> _DATASET EXTRACT_:

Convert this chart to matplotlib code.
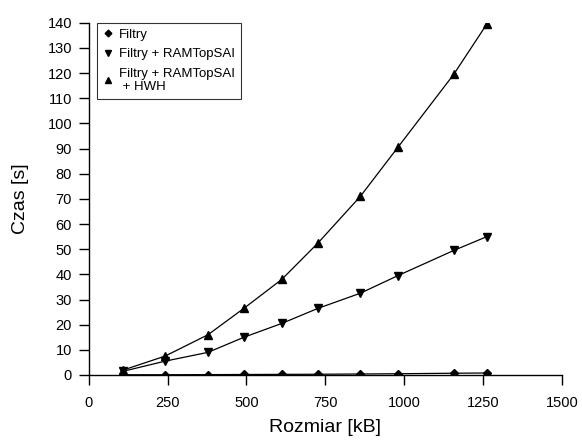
import matplotlib
matplotlib.use("Agg")
import matplotlib.pyplot as plt

# data
rozmiar = [110, 242, 378, 492, 612, 727, 861, 980, 1157, 1262]
filtry = [0.1, 0.1, 0.15, 0.2, 0.25, 0.3, 0.4, 0.5, 0.7, 0.8]
filtry_ram = [1.5, 5.5, 9.0, 15.0, 20.5, 26.5, 32.5, 39.5, 49.5, 55.0]
filtry_ram_hwh = [2.0, 7.5, 16.0, 26.5, 38.0, 52.5, 71.0, 90.5, 119.5, 139.5]

labels = ["Filtry", "Filtry + RAMTopSAI", "Filtry + RAMTopSAI\n + HWH"]
x_ticks = [0, 250, 500, 750, 1000, 1250, 1500]
y_ticks = list(range(0, 141, 10))

plt.rcParams['font.family'] = ['Liberation Sans', 'DejaVu Sans']

fig = plt.figure(figsize=(5.82, 4.46), dpi=100)
ax = fig.add_axes([0.1524, 0.1592, 0.8132, 0.7898])

ax.plot(rozmiar, filtry, color='black', lw=0.9, marker='D', ms=4, label=labels[0])
ax.plot(rozmiar, filtry_ram, color='black', lw=0.9, marker='v', ms=5.5, label=labels[1])
ax.plot(rozmiar, filtry_ram_hwh, color='black', lw=0.9, marker='^', ms=5.5, label=labels[2])

ax.set_xlim(0, 1500)
ax.set_ylim(0, 140)
ax.set_xticks(x_ticks)
ax.set_yticks(y_ticks)
ax.tick_params(labelsize=10.5, length=7, width=1, color='black')
ax.tick_params(axis='x', pad=8)
ax.tick_params(axis='y', pad=5)
ax.spines['top'].set_visible(False)
ax.spines['right'].set_visible(False)
ax.spines['left'].set_linewidth(1)
ax.spines['bottom'].set_linewidth(1)

ax.set_xlabel("Rozmiar [kB]", fontsize=14)
ax.set_ylabel("Czas [s]", fontsize=14)
ax.xaxis.set_label_coords(0.5, -0.125)
ax.yaxis.set_label_coords(-0.127, 0.5)

leg = ax.legend(loc='upper left', bbox_to_anchor=(0.018, 1.0), fontsize=9.5,
                frameon=True, fancybox=False, edgecolor='black', borderpad=0.45,
                handlelength=0.7, handletextpad=0.5, labelspacing=0.55,
                borderaxespad=0, markerscale=0.85)
leg.get_frame().set_linewidth(0.8)
for h in leg.legend_handles:
    h.set_linestyle('none')

fig.savefig("out.png", dpi=100)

> _PROMPT_:
Reproduce only the lines from the beginning of the data through the line that contains "90.5, 119.5, 139.5]", both included, and please drop the pictures.

> _OUTPUT OF THE EXERCISE_:
Convert this chart to matplotlib code.
import matplotlib
matplotlib.use("Agg")
import matplotlib.pyplot as plt

# data
rozmiar = [110, 242, 378, 492, 612, 727, 861, 980, 1157, 1262]
filtry = [0.1, 0.1, 0.15, 0.2, 0.25, 0.3, 0.4, 0.5, 0.7, 0.8]
filtry_ram = [1.5, 5.5, 9.0, 15.0, 20.5, 26.5, 32.5, 39.5, 49.5, 55.0]
filtry_ram_hwh = [2.0, 7.5, 16.0, 26.5, 38.0, 52.5, 71.0, 90.5, 119.5, 139.5]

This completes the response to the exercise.